Pour mieux illustrer ces changements, voici quelques pratiques directement issues de la méthode Pestalozzi :
- Ateliers pratiques : les élèves manipulent, expérimentent, observent des phénomènes naturels ou techniques.
- Projets de recherche : résolution collective de problèmes, présentations, débats en petits groupes.
- Évaluation formative : retours réguliers de l’enseignant, absence de notes sanction, valorisation des progrès.
Ces innovations influencent durablement des pédagogues de renom comme Maria Montessori, Friedrich Fröbel ou Célestin Freinet. De la Suisse à la France, les fondements de l’éducation active infusent jusque dans les écoles dites alternatives. Ateliers collaboratifs, jardins d’enfants, apprentissage par l’expérience : autant de dispositifs qui prolongent l’intuition de Pestalozzi, aujourd’hui encore, dans la petite enfance comme dans le secondaire.
Pestalozzi aujourd’hui : pourquoi son héritage continue d’inspirer l’école moderne
Apprentissage personnalisé, inclusion de tous, méthodes actives : les principes posés par Pestalozzi continuent à irriguer la réflexion pédagogique contemporaine. Les écoles alternatives, qu’il s’agisse de Montessori ou de Steiner-Waldorf, s’inspirent de cette vision : respecter le rythme de chaque élève, encourager la liberté d’explorer, donner du sens à l’acte d’apprendre. Aujourd’hui, la pédagogie ne se résume plus à un seul modèle : elle se décline en dispositifs différenciés, adaptés à la diversité des enfants.
En France, en Suisse, à travers l’Europe, l’éducation active revendique toujours l’héritage pestalozzien. Les chercheurs comme Philippe Meirieu ou Jean Houssaye s’y réfèrent régulièrement. Ils défendent un enseignement fondé sur l’expérience, la coopération et la transmission vivante. La formation des enseignants intègre désormais ces dimensions : apprendre par l’expérience, évaluer pour accompagner, non pour sanctionner.
L’influence de Pestalozzi dépasse la salle de classe. Les politiques d’inclusion sociale, la lutte contre l’échec scolaire, la valorisation des publics fragiles puisent dans ce projet d’école pour tous, porté dès le XIXe siècle. L’école inclusive d’aujourd’hui, qui adapte ses outils et ses pratiques pour accueillir chaque élève, s’inscrit dans cette filiation directe.
Son empreinte ne se limite pas à quelques établissements pionniers.
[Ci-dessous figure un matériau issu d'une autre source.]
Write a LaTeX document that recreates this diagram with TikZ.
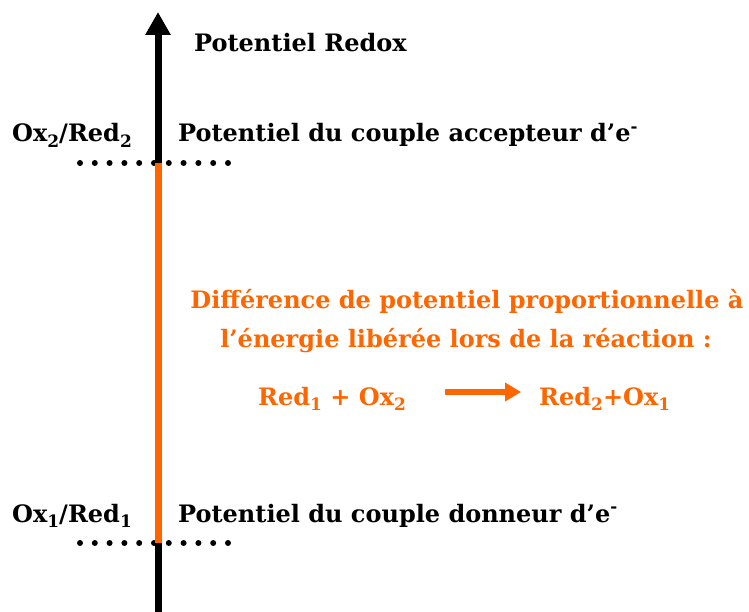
\documentclass[tikz,border=0pt]{standalone}
\usepackage{fontspec}
\setmainfont{DejaVu Serif}
\usetikzlibrary{arrows.meta}
\definecolor{redoxorange}{RGB}{255,102,0}
\newcommand{\lowsub}[1]{\raisebox{-0.45ex}{\fontsize{17}{20}\selectfont #1}}
\tikzset{
  lbl/.style={font=\bfseries\fontsize{24}{28}\selectfont, inner sep=0pt},
  olbl/.style={lbl, text=redoxorange},
  dotrow/.style={line width=6pt, line cap=round, dash pattern=on 0pt off 14.8pt},
  axisline/.style={line width=7pt},
}
\begin{document}
\begin{tikzpicture}[x=1pt,y=-1pt]
\useasboundingbox (0,0) rectangle (749,612);
% dotted levels
\coordinate (d2a) at (80,163); \coordinate (d2b) at (228.5,163);
\coordinate (d1a) at (80,543); \coordinate (d1b) at (228.5,543);
\draw[dotrow] (d2a) -- (d2b);
\draw[dotrow] (d1a) -- (d1b);
% axis
\coordinate (abot) at (158,612); \coordinate (atop) at (158,12);
\coordinate (o2) at (158,163); \coordinate (o1) at (158,543);
\draw[axisline, -{Triangle[width=24pt,length=23pt]}] (abot) -- (atop);
\draw[axisline, redoxorange] (o1) -- (o2);
% labels
\node[lbl, anchor=base west] (title) at (194,52) {Potentiel Redox};
\node[lbl, anchor=base west] (ox2) at (12,142) {Ox\lowsub{2}/Red\lowsub{2}};
\node[lbl, anchor=base west] (acc) at (178,142) {Potentiel du couple accepteur d’e\textsuperscript{-}};
\node[lbl, anchor=base west] (ox1) at (12,522) {Ox\lowsub{1}/Red\lowsub{1}};
\node[lbl, anchor=base west] (don) at (178,522) {Potentiel du couple donneur d’e\textsuperscript{-}};
% orange text
\node[olbl, anchor=base] (l1) at (467,308) {Différence de potentiel proportionnelle à};
\node[olbl, anchor=base] (l2) at (466,347) {l’énergie libérée lors de la réaction :};
\node[olbl, anchor=base west] (r1) at (258,405) {Red\lowsub{1} + Ox\lowsub{2}};
\node[olbl, anchor=base west] (r2) at (539,405) {Red\lowsub{2}+Ox\lowsub{1}};
\coordinate (ra) at (445,392); \coordinate (rb) at (521,392);
\draw[redoxorange, line width=6pt, -{Triangle[width=18pt,length=16pt]}] (ra) -- (rb);
\end{tikzpicture}
\end{document}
Elle nourrit les débats sur la justice scolaire, la reconnaissance de l’intelligence pratique, la différenciation pédagogique. D’un siècle à l’autre, Pestalozzi reste l’un des grands inspirateurs du renouvellement éducatif, une source vive, parfois contestée, mais jamais épuisée. Car la capacité d’une pédagogie à se réinventer se mesure à la vitalité de ses racines.